▶ [STORED DATA]:
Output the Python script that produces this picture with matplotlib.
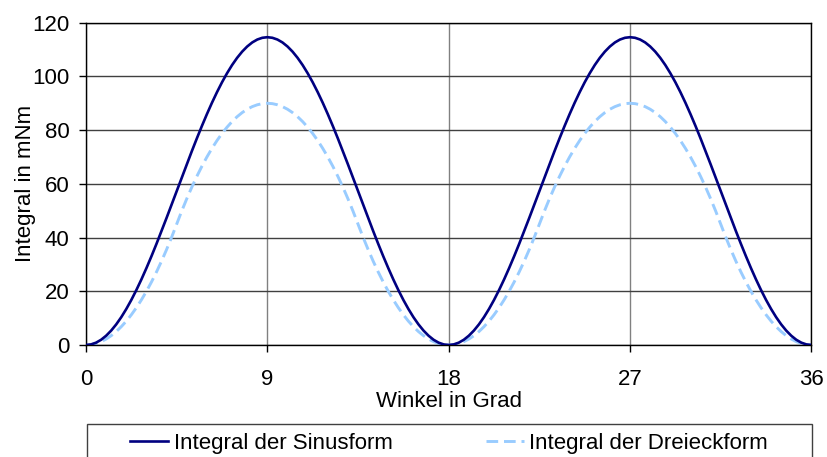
import matplotlib
matplotlib.use("Agg")
import matplotlib.pyplot as plt
from matplotlib.patches import Rectangle

plt.rcParams['font.family'] = ['Liberation Sans', 'DejaVu Sans']

# Winkel in Grad (0 .. 36, step 0.25)
winkel = [i * 0.25 for i in range(145)]

# one half-period (0 .. 9 deg)
sinus_rise = [0, 0.22, 0.87, 1.95, 3.46, 5.37, 7.68, 10.36, 13.41, 16.78, 20.47, 24.43,
              28.65, 33.08, 37.70, 42.47, 47.35, 52.31, 57.30, 62.29, 67.25, 72.13, 76.90,
              81.52, 85.95, 90.17, 94.13, 97.82, 101.19, 104.24, 106.92, 109.23, 111.14,
              112.65, 113.73, 114.38, 114.6]
dreieck_rise = [0, 0.14, 0.56, 1.25, 2.22, 3.47, 5.0, 6.81, 8.89, 11.25, 13.89, 16.81,
                20.0, 23.47, 27.22, 31.25, 35.56, 40.14, 45.0, 49.86, 54.44, 58.75, 62.78,
                66.53, 70.0, 73.19, 76.11, 78.75, 81.11, 83.19, 85.0, 86.53, 87.78, 88.75,
                89.44, 89.86, 90.0]

sinus_period = sinus_rise + sinus_rise[-2:0:-1]
dreieck_period = dreieck_rise + dreieck_rise[-2:0:-1]
sinus = sinus_period + sinus_period + [0]
dreieck = dreieck_period + dreieck_period + [0]

x_ticks = [0, 9, 18, 27, 36]
y_ticks = [0, 20, 40, 60, 80, 100, 120]

FS = 16

fig = plt.figure(figsize=(8.27, 4.57), dpi=100)
ax = fig.add_axes([86/827, 1 - 345/457, (811.4 - 86)/827, (345 - 22.7)/457])

ax.set_xlim(0, 36)
ax.set_ylim(0, 120)
ax.set_xticks(x_ticks)
ax.set_yticks(y_ticks)
ax.grid(True, axis='y', color='#404040', linewidth=1.0)
ax.grid(True, axis='x', color='#808080', linewidth=1.0)
ax.set_axisbelow(True)

l1, = ax.plot(winkel, sinus, color='#000080', linewidth=1.9, label='Integral der Sinusform',
              zorder=3)
l2, = ax.plot(winkel, dreieck, color='#99CCFF', linewidth=2.1, linestyle=(0, (4, 2)),
              label='Integral der Dreieckform', zorder=2)

for s in ax.spines.values():
    s.set_color('black')
    s.set_linewidth(1.0)

ax.tick_params(axis='both', direction='out', length=5, width=1, color='black',
               labelsize=FS, labelcolor='black')
ax.tick_params(axis='x', pad=12)
ax.tick_params(axis='y', pad=7)

ax.set_xlabel('Winkel in Grad', fontsize=FS, labelpad=1)
ax.set_ylabel('Integral in mNm', fontsize=FS)
ax.yaxis.set_label_coords(-0.069, 0.5)

# legend frame (cut off at the bottom as in the reference)
rect = Rectangle((87/827, -0.2), (812 - 87)/827, 0.2 + 33/457, transform=fig.transFigure,
                 facecolor='white', edgecolor='#404040', linewidth=1.0, clip_on=False)
fig.patches.append(rect)

fig.legend(handles=[l1, l2], loc='center', bbox_to_anchor=(449/827, 1 - 443/457),
           ncol=2, frameon=False, fontsize=FS, handlelength=1.7, handletextpad=0.25,
           columnspacing=4.2, borderaxespad=0, borderpad=0)

fig.savefig('out.png', dpi=100)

▶ [GIVEN EXERCISE]: Repeat, exactly and in full, each line from the start of the data to the line that contains "plt.rcParams['font.family'] = ['Liberation". Pictures do not go in.

▶ [RESULT]:
Output the Python script that produces this picture with matplotlib.
import matplotlib
matplotlib.use("Agg")
import matplotlib.pyplot as plt
from matplotlib.patches import Rectangle

plt.rcParams['font.family'] = ['Liberation Sans', 'DejaVu Sans']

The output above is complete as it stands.